> [Given request] Track down the lines that contain "diagram" and copy them.

> [Supplied data]
--- START ---
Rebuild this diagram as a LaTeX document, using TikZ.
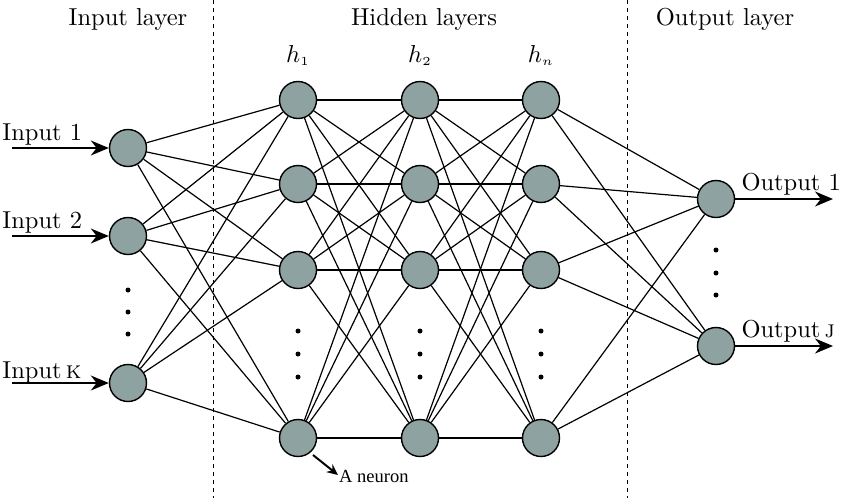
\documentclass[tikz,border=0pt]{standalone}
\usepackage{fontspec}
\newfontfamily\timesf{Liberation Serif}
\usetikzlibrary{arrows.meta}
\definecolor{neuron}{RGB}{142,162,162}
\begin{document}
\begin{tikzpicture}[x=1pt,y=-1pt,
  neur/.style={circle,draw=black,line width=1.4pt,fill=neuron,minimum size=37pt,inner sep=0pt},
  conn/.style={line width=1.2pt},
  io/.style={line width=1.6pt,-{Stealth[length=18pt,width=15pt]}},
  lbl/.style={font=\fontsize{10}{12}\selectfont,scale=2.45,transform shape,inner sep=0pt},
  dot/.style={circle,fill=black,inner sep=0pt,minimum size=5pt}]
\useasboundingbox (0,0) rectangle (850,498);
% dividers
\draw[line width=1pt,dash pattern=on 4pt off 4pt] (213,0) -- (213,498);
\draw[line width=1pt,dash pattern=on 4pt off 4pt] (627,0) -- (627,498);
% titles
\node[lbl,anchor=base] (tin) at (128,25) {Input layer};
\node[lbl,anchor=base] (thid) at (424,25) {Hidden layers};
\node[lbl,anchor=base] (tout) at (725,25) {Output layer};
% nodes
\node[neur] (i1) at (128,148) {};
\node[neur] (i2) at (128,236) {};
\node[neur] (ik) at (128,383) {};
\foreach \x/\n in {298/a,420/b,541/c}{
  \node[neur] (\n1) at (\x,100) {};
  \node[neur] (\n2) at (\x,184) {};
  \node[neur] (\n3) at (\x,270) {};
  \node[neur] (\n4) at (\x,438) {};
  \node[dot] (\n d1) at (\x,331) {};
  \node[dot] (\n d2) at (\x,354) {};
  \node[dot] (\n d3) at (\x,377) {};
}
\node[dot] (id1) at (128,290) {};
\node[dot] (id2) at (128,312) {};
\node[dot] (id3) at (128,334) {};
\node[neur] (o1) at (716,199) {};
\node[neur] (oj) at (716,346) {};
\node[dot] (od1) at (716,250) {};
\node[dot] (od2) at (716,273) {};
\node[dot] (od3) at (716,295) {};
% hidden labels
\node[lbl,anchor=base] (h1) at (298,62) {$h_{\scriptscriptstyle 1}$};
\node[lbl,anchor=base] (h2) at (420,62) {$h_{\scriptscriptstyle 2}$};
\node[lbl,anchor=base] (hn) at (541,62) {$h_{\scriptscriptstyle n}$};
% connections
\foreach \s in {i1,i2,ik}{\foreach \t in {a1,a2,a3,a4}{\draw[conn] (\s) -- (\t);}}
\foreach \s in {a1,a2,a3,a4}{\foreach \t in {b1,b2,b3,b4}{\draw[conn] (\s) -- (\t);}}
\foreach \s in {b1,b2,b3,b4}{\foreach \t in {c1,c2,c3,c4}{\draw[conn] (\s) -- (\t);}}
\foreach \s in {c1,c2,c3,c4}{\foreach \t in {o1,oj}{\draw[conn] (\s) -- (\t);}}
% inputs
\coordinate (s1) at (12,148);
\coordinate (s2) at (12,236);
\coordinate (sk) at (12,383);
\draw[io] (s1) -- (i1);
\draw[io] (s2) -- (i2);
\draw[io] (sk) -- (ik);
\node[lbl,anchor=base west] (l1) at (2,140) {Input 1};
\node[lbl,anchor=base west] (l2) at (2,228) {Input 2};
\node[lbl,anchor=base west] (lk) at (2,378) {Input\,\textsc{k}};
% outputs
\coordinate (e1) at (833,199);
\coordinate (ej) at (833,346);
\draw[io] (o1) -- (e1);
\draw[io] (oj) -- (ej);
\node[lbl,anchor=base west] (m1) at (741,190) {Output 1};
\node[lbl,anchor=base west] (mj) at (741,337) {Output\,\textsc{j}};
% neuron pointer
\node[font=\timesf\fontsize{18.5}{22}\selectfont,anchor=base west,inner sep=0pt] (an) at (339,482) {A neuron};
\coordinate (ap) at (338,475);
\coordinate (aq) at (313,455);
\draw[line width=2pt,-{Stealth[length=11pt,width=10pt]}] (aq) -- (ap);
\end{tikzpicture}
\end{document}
--- END ---
--- START ---
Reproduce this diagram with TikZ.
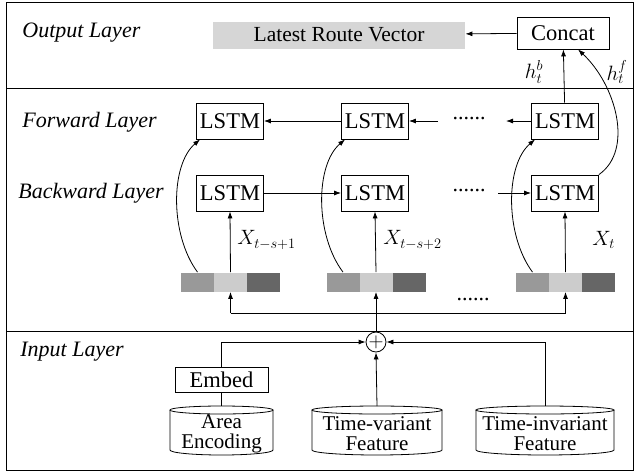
--- END ---
--- START ---
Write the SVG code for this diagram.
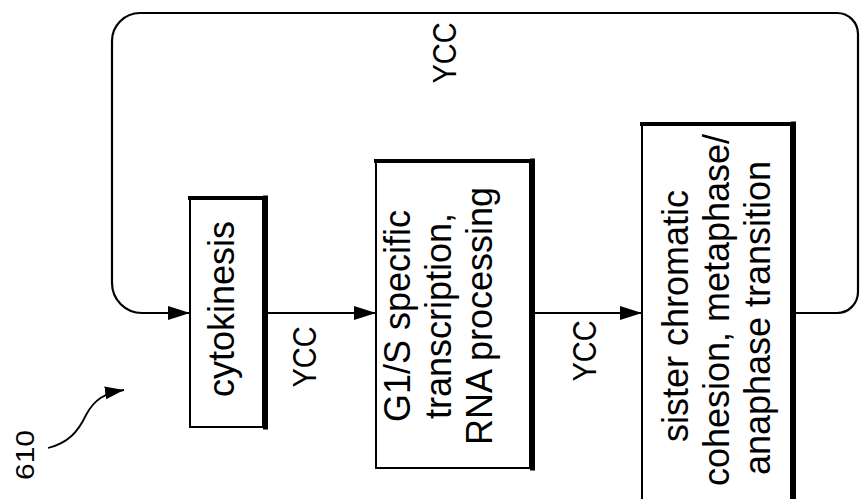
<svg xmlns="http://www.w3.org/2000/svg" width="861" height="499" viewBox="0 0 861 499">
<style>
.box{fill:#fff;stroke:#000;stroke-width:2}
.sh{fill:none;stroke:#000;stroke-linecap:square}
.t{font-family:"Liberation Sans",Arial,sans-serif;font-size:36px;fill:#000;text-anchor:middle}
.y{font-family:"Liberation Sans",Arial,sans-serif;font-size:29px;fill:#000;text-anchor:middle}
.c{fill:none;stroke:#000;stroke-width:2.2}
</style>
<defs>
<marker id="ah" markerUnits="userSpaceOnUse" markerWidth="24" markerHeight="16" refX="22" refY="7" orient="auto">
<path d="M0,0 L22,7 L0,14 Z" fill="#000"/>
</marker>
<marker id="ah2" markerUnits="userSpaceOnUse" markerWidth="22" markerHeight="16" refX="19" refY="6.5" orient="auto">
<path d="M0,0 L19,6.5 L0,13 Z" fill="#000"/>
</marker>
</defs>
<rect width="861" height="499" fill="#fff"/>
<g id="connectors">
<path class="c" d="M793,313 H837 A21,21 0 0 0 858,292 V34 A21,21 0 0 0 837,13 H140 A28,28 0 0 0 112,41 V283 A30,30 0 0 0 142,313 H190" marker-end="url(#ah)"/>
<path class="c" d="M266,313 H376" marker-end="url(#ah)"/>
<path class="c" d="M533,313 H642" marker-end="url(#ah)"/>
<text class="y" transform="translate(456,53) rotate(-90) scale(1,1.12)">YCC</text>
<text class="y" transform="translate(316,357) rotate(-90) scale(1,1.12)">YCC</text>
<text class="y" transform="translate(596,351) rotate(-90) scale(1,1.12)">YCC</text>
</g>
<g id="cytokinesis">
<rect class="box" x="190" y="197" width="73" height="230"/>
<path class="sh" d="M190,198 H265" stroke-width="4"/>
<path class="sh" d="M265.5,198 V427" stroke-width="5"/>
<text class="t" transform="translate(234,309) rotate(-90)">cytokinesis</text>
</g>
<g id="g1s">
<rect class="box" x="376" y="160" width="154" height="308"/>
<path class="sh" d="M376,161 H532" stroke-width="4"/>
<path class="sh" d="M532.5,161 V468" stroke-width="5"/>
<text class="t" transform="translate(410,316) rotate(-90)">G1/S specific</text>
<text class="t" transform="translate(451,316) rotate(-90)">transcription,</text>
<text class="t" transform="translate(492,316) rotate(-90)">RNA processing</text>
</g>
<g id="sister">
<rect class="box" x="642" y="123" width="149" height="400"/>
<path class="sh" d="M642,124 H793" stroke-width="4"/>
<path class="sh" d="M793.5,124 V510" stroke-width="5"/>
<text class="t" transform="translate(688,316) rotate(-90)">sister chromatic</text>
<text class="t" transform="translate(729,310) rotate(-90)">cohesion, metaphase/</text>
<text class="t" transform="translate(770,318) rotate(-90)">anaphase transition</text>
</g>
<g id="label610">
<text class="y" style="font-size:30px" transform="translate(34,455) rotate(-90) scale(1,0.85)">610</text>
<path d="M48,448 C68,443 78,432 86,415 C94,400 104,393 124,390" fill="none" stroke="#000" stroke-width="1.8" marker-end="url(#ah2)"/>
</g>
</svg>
--- END ---
> [Written answer]
Rebuild this diagram as a LaTeX document, using TikZ.
Reproduce this diagram with TikZ.
Write the SVG code for this diagram.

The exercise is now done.